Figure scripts
▶
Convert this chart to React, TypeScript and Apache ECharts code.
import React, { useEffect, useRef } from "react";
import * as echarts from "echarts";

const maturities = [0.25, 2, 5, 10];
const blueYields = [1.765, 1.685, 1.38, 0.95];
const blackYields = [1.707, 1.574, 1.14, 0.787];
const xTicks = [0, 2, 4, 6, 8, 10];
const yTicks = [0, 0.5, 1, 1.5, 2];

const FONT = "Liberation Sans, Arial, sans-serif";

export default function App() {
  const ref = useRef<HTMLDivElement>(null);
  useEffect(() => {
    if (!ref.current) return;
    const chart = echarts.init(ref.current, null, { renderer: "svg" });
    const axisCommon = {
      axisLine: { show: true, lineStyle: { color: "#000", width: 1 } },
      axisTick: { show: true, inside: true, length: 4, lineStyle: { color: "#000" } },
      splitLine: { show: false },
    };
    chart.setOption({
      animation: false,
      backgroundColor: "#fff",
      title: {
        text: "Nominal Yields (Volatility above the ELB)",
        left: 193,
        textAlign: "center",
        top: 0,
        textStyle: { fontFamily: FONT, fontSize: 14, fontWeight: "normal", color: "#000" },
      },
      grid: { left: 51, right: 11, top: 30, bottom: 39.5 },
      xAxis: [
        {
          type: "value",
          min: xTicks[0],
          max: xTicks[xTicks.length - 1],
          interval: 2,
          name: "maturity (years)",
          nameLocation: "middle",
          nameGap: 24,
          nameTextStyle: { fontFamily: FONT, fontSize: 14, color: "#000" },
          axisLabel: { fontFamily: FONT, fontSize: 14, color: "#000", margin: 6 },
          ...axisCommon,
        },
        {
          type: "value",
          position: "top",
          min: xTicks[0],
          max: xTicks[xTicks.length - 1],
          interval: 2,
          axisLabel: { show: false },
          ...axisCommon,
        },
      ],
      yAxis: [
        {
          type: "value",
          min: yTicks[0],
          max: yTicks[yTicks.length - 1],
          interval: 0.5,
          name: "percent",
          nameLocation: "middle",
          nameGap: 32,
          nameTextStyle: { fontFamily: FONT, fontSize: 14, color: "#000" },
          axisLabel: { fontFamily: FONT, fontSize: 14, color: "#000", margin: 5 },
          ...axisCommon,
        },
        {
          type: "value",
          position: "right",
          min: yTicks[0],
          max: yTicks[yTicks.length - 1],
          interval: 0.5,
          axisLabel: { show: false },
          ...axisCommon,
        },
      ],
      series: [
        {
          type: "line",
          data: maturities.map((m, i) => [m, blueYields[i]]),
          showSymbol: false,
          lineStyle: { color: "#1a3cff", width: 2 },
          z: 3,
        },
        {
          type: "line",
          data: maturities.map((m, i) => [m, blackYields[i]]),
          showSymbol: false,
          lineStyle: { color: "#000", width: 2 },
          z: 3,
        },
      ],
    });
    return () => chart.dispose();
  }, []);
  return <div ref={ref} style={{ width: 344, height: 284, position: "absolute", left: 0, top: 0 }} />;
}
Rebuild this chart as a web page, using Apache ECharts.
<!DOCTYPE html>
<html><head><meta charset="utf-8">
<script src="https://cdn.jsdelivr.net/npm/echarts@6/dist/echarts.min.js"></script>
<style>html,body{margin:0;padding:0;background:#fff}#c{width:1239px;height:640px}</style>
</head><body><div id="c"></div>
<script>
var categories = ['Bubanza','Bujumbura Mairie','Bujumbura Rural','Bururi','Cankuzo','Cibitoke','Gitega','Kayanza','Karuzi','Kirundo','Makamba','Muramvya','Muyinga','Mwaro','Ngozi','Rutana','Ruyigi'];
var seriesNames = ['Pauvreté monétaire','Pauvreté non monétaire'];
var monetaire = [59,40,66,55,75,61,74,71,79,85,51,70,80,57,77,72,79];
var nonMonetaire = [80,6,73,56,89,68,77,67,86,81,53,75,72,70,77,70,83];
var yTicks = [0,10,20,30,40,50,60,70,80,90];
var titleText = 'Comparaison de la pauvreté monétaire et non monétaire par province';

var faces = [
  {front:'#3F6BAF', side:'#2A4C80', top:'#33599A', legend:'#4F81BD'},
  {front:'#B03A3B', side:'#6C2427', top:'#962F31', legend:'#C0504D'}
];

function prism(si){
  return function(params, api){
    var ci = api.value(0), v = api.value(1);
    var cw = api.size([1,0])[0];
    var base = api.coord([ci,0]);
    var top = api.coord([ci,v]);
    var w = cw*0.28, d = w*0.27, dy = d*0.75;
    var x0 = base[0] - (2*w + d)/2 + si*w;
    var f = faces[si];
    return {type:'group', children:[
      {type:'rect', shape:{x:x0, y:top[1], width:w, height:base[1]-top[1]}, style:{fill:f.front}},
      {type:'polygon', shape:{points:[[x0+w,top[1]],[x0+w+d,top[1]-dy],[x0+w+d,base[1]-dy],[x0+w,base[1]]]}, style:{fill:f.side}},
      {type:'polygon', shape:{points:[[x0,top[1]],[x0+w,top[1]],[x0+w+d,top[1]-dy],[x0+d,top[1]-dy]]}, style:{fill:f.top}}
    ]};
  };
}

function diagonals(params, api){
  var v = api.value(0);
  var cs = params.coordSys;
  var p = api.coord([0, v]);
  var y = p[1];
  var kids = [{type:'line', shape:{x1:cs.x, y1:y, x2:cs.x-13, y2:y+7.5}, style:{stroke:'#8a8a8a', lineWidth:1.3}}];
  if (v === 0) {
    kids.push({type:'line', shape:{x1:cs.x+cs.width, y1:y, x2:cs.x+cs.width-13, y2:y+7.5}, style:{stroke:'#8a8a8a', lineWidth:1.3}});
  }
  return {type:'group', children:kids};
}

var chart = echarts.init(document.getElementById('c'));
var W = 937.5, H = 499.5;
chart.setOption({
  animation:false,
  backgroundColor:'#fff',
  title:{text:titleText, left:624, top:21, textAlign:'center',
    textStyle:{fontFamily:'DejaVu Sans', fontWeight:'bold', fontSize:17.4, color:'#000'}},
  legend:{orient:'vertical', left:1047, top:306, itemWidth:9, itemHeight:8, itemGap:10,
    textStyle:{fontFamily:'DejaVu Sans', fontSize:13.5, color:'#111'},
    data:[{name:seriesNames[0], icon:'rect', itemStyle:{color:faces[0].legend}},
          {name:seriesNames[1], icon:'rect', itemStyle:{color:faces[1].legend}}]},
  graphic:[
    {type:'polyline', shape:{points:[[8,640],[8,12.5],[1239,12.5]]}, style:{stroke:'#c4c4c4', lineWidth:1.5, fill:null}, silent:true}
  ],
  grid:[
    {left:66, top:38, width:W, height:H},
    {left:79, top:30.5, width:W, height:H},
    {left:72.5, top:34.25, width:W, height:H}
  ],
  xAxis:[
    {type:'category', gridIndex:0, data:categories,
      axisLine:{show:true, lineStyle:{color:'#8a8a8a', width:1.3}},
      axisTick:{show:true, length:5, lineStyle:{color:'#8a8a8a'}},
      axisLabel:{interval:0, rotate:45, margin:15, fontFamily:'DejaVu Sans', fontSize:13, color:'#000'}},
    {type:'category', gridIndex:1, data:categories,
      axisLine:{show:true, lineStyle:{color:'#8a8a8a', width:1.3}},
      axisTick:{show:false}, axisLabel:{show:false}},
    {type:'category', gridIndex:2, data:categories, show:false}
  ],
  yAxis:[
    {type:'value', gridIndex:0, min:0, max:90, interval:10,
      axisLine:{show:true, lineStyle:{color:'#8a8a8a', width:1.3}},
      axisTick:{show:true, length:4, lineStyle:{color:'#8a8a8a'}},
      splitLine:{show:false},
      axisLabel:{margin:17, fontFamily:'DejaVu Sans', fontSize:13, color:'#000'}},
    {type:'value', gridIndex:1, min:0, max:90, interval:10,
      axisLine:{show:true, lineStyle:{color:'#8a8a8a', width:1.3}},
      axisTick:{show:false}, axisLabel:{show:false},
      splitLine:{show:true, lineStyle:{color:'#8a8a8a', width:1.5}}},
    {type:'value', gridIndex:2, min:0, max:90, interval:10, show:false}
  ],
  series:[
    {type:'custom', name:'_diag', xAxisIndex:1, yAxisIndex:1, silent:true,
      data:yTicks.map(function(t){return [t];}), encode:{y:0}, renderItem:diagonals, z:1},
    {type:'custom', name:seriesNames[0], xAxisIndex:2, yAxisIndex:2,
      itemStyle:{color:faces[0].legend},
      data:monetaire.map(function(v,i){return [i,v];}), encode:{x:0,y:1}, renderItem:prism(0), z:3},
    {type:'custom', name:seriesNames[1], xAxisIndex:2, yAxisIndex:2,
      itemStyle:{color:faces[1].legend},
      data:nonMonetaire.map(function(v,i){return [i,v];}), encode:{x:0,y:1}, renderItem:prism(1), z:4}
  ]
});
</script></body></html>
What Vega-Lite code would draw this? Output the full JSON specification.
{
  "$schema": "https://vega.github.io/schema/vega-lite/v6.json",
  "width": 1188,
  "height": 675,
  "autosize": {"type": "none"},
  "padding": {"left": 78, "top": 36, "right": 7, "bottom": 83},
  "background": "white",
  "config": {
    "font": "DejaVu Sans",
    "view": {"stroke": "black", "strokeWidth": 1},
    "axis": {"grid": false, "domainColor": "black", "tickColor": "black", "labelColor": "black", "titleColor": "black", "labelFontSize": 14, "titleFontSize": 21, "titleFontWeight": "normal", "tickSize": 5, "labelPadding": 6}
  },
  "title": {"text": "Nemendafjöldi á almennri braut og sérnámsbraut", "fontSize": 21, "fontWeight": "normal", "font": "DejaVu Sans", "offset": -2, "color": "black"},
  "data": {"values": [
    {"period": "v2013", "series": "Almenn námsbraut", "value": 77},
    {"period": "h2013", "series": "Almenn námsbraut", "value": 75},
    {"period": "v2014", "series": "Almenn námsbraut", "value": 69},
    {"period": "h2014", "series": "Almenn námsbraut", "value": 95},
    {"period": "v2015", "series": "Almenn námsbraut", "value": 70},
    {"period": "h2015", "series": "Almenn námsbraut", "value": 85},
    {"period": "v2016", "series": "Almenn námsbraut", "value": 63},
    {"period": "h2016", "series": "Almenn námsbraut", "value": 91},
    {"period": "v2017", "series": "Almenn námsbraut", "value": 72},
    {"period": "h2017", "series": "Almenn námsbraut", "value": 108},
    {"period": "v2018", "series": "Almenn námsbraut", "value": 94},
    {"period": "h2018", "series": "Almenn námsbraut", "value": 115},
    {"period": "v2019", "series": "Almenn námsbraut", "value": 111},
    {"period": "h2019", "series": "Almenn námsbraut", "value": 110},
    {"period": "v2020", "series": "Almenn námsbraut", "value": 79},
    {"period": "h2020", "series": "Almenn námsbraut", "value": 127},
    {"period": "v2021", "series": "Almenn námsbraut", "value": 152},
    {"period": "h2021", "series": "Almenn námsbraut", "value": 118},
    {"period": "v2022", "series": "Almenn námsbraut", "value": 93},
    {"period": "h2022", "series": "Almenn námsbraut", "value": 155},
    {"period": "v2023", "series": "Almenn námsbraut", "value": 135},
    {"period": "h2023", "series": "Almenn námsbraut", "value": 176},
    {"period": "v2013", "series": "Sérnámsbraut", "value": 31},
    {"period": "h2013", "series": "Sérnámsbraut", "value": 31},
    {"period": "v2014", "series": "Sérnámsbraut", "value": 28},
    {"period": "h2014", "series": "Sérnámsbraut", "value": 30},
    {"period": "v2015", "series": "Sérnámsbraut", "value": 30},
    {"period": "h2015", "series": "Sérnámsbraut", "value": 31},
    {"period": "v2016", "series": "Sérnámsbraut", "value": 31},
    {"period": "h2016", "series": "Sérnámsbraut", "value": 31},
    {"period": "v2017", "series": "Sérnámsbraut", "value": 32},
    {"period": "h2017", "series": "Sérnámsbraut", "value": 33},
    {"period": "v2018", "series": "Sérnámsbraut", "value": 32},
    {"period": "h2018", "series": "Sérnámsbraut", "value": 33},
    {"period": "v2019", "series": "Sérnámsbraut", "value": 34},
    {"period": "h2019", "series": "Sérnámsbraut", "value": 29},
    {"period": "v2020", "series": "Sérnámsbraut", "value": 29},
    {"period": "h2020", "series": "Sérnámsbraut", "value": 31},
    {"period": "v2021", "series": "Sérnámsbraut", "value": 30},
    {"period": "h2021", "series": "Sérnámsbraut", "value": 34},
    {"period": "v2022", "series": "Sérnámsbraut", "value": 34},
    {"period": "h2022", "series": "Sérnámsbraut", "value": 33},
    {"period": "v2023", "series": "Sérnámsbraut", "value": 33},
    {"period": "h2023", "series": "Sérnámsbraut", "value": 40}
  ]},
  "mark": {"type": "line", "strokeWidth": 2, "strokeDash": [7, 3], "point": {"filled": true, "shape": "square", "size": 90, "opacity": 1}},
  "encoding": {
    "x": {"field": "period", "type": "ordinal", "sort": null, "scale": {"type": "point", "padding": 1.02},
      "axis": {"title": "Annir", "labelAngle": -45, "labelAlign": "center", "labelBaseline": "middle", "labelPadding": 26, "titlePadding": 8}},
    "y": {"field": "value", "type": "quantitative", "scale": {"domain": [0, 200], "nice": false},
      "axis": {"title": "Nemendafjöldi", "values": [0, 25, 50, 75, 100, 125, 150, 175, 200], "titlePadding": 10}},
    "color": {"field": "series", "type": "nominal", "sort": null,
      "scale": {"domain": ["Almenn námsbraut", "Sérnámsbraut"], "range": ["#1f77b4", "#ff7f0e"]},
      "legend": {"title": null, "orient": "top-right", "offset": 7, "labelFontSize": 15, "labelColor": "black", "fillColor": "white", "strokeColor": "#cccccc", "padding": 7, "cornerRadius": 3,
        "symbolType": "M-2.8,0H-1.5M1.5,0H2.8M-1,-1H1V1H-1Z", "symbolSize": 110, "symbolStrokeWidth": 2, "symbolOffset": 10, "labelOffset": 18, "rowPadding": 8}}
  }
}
◀
▶ [TASK TO COMPLETE]: Word for word, quote the lines of the material from the first line through the line with "import * as", both ends included.

▶ [THE COMPLETED TASK]:
Convert this chart to React, TypeScript and Apache ECharts code.
import React, { useEffect, useRef } from "react";
import * as echarts from "echarts";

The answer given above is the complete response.